EXERCISE
Reproduce the data below in full and exclude every picture.
=====
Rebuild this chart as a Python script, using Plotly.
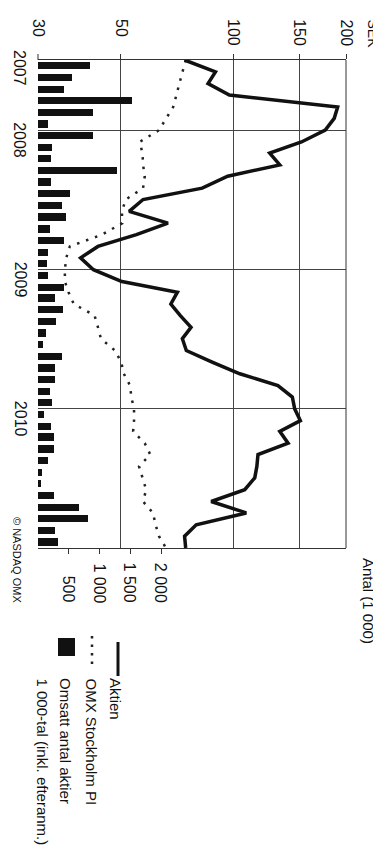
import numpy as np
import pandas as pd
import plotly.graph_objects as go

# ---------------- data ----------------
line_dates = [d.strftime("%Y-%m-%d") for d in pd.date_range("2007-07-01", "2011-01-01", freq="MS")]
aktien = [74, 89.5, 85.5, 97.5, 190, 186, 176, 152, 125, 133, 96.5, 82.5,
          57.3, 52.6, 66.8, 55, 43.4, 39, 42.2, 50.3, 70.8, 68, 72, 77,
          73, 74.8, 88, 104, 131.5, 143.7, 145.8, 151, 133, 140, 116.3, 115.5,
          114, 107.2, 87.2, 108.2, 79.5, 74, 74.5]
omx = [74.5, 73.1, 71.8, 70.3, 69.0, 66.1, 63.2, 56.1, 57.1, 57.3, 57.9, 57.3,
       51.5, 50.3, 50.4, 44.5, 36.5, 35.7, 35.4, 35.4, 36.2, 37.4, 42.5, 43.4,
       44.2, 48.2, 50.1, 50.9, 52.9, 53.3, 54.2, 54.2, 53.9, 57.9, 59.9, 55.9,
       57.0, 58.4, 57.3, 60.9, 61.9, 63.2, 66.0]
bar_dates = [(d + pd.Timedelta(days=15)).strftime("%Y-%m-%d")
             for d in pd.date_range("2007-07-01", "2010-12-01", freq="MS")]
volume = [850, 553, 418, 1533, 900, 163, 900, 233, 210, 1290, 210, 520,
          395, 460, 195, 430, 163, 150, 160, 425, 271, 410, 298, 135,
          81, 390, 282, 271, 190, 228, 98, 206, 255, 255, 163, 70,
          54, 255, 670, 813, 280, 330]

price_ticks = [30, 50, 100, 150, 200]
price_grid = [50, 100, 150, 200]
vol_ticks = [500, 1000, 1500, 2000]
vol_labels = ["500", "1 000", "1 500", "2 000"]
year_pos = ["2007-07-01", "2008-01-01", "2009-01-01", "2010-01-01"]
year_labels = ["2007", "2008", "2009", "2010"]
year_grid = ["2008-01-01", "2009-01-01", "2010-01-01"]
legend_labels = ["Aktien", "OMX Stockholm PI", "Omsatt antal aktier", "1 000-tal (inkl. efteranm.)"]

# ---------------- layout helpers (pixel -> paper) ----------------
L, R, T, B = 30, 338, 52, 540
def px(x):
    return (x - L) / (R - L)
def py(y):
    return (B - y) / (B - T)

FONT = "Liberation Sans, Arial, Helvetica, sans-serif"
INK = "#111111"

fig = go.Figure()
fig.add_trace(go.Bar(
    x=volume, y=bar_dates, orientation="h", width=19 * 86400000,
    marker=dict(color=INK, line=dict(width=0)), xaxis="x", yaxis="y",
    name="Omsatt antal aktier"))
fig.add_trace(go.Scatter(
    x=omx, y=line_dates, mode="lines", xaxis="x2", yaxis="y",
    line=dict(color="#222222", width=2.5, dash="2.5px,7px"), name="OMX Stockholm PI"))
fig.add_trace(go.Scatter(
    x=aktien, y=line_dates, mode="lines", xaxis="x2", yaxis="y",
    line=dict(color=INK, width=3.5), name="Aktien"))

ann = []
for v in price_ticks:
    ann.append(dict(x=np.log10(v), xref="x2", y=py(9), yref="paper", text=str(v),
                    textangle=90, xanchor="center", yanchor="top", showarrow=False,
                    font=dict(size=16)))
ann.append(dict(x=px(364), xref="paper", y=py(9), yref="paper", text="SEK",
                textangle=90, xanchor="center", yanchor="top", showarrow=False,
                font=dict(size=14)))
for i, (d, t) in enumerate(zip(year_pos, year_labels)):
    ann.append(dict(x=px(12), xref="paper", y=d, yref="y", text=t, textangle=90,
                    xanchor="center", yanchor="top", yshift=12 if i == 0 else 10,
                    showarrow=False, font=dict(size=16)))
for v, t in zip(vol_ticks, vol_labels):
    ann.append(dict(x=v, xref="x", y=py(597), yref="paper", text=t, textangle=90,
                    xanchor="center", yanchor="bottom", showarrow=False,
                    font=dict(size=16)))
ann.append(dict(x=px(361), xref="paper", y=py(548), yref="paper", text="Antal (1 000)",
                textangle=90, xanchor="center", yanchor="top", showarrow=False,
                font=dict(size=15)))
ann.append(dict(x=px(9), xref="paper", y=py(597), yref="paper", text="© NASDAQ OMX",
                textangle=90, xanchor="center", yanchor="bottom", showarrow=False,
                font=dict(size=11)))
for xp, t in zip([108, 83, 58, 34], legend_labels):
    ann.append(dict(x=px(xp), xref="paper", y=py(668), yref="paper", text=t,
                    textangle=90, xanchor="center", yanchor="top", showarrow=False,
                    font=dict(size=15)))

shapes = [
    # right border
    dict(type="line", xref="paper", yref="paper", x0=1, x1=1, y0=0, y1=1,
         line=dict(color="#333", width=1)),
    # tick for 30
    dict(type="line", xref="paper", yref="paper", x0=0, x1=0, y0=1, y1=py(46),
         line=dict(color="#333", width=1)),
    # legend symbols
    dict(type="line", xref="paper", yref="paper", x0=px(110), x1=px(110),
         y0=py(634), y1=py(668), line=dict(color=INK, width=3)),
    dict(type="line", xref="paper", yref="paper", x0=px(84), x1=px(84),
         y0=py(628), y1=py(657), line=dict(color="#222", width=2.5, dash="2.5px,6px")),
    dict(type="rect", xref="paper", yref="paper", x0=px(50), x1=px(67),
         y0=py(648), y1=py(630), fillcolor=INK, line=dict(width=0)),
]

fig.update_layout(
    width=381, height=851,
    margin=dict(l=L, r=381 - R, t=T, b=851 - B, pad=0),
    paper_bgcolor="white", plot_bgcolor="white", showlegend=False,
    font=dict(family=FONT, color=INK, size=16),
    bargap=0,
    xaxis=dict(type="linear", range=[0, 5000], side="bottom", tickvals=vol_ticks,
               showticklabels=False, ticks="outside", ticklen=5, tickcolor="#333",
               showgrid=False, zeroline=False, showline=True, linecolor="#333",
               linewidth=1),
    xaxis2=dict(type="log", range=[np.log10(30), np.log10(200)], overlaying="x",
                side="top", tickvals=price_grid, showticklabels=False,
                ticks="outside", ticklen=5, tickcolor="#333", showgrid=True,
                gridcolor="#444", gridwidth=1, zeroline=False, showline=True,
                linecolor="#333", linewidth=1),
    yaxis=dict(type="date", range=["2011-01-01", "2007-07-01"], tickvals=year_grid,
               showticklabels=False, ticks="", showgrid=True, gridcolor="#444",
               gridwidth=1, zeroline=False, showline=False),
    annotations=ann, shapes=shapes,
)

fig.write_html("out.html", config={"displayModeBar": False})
=====
REPLY TO THE EXERCISE
Rebuild this chart as a Python script, using Plotly.
import numpy as np
import pandas as pd
import plotly.graph_objects as go

# ---------------- data ----------------
line_dates = [d.strftime("%Y-%m-%d") for d in pd.date_range("2007-07-01", "2011-01-01", freq="MS")]
aktien = [74, 89.5, 85.5, 97.5, 190, 186, 176, 152, 125, 133, 96.5, 82.5,
          57.3, 52.6, 66.8, 55, 43.4, 39, 42.2, 50.3, 70.8, 68, 72, 77,
          73, 74.8, 88, 104, 131.5, 143.7, 145.8, 151, 133, 140, 116.3, 115.5,
          114, 107.2, 87.2, 108.2, 79.5, 74, 74.5]
omx = [74.5, 73.1, 71.8, 70.3, 69.0, 66.1, 63.2, 56.1, 57.1, 57.3, 57.9, 57.3,
       51.5, 50.3, 50.4, 44.5, 36.5, 35.7, 35.4, 35.4, 36.2, 37.4, 42.5, 43.4,
       44.2, 48.2, 50.1, 50.9, 52.9, 53.3, 54.2, 54.2, 53.9, 57.9, 59.9, 55.9,
       57.0, 58.4, 57.3, 60.9, 61.9, 63.2, 66.0]
bar_dates = [(d + pd.Timedelta(days=15)).strftime("%Y-%m-%d")
             for d in pd.date_range("2007-07-01", "2010-12-01", freq="MS")]
volume = [850, 553, 418, 1533, 900, 163, 900, 233, 210, 1290, 210, 520,
          395, 460, 195, 430, 163, 150, 160, 425, 271, 410, 298, 135,
          81, 390, 282, 271, 190, 228, 98, 206, 255, 255, 163, 70,
          54, 255, 670, 813, 280, 330]

price_ticks = [30, 50, 100, 150, 200]
price_grid = [50, 100, 150, 200]
vol_ticks = [500, 1000, 1500, 2000]
vol_labels = ["500", "1 000", "1 500", "2 000"]
year_pos = ["2007-07-01", "2008-01-01", "2009-01-01", "2010-01-01"]
year_labels = ["2007", "2008", "2009", "2010"]
year_grid = ["2008-01-01", "2009-01-01", "2010-01-01"]
legend_labels = ["Aktien", "OMX Stockholm PI", "Omsatt antal aktier", "1 000-tal (inkl. efteranm.)"]

# ---------------- layout helpers (pixel -> paper) ----------------
L, R, T, B = 30, 338, 52, 540
def px(x):
    return (x - L) / (R - L)
def py(y):
    return (B - y) / (B - T)

FONT = "Liberation Sans, Arial, Helvetica, sans-serif"
INK = "#111111"

fig = go.Figure()
fig.add_trace(go.Bar(
    x=volume, y=bar_dates, orientation="h", width=19 * 86400000,
    marker=dict(color=INK, line=dict(width=0)), xaxis="x", yaxis="y",
    name="Omsatt antal aktier"))
fig.add_trace(go.Scatter(
    x=omx, y=line_dates, mode="lines", xaxis="x2", yaxis="y",
    line=dict(color="#222222", width=2.5, dash="2.5px,7px"), name="OMX Stockholm PI"))
fig.add_trace(go.Scatter(
    x=aktien, y=line_dates, mode="lines", xaxis="x2", yaxis="y",
    line=dict(color=INK, width=3.5), name="Aktien"))

ann = []
for v in price_ticks:
    ann.append(dict(x=np.log10(v), xref="x2", y=py(9), yref="paper", text=str(v),
                    textangle=90, xanchor="center", yanchor="top", showarrow=False,
                    font=dict(size=16)))
ann.append(dict(x=px(364), xref="paper", y=py(9), yref="paper", text="SEK",
                textangle=90, xanchor="center", yanchor="top", showarrow=False,
                font=dict(size=14)))
for i, (d, t) in enumerate(zip(year_pos, year_labels)):
    ann.append(dict(x=px(12), xref="paper", y=d, yref="y", text=t, textangle=90,
                    xanchor="center", yanchor="top", yshift=12 if i == 0 else 10,
                    showarrow=False, font=dict(size=16)))
for v, t in zip(vol_ticks, vol_labels):
    ann.append(dict(x=v, xref="x", y=py(597), yref="paper", text=t, textangle=90,
                    xanchor="center", yanchor="bottom", showarrow=False,
                    font=dict(size=16)))
ann.append(dict(x=px(361), xref="paper", y=py(548), yref="paper", text="Antal (1 000)",
                textangle=90, xanchor="center", yanchor="top", showarrow=False,
                font=dict(size=15)))
ann.append(dict(x=px(9), xref="paper", y=py(597), yref="paper", text="© NASDAQ OMX",
                textangle=90, xanchor="center", yanchor="bottom", showarrow=False,
                font=dict(size=11)))
for xp, t in zip([108, 83, 58, 34], legend_labels):
    ann.append(dict(x=px(xp), xref="paper", y=py(668), yref="paper", text=t,
                    textangle=90, xanchor="center", yanchor="top", showarrow=False,
                    font=dict(size=15)))

shapes = [
    # right border
    dict(type="line", xref="paper", yref="paper", x0=1, x1=1, y0=0, y1=1,
         line=dict(color="#333", width=1)),
    # tick for 30
    dict(type="line", xref="paper", yref="paper", x0=0, x1=0, y0=1, y1=py(46),
         line=dict(color="#333", width=1)),
    # legend symbols
    dict(type="line", xref="paper", yref="paper", x0=px(110), x1=px(110),
         y0=py(634), y1=py(668), line=dict(color=INK, width=3)),
    dict(type="line", xref="paper", yref="paper", x0=px(84), x1=px(84),
         y0=py(628), y1=py(657), line=dict(color="#222", width=2.5, dash="2.5px,6px")),
    dict(type="rect", xref="paper", yref="paper", x0=px(50), x1=px(67),
         y0=py(648), y1=py(630), fillcolor=INK, line=dict(width=0)),
]

fig.update_layout(
    width=381, height=851,
    margin=dict(l=L, r=381 - R, t=T, b=851 - B, pad=0),
    paper_bgcolor="white", plot_bgcolor="white", showlegend=False,
    font=dict(family=FONT, color=INK, size=16),
    bargap=0,
    xaxis=dict(type="linear", range=[0, 5000], side="bottom", tickvals=vol_ticks,
               showticklabels=False, ticks="outside", ticklen=5, tickcolor="#333",
               showgrid=False, zeroline=False, showline=True, linecolor="#333",
               linewidth=1),
    xaxis2=dict(type="log", range=[np.log10(30), np.log10(200)], overlaying="x",
                side="top", tickvals=price_grid, showticklabels=False,
                ticks="outside", ticklen=5, tickcolor="#333", showgrid=True,
                gridcolor="#444", gridwidth=1, zeroline=False, showline=True,
                linecolor="#333", linewidth=1),
    yaxis=dict(type="date", range=["2011-01-01", "2007-07-01"], tickvals=year_grid,
               showticklabels=False, ticks="", showgrid=True, gridcolor="#444",
               gridwidth=1, zeroline=False, showline=False),
    annotations=ann, shapes=shapes,
)

fig.write_html("out.html", config={"displayModeBar": False})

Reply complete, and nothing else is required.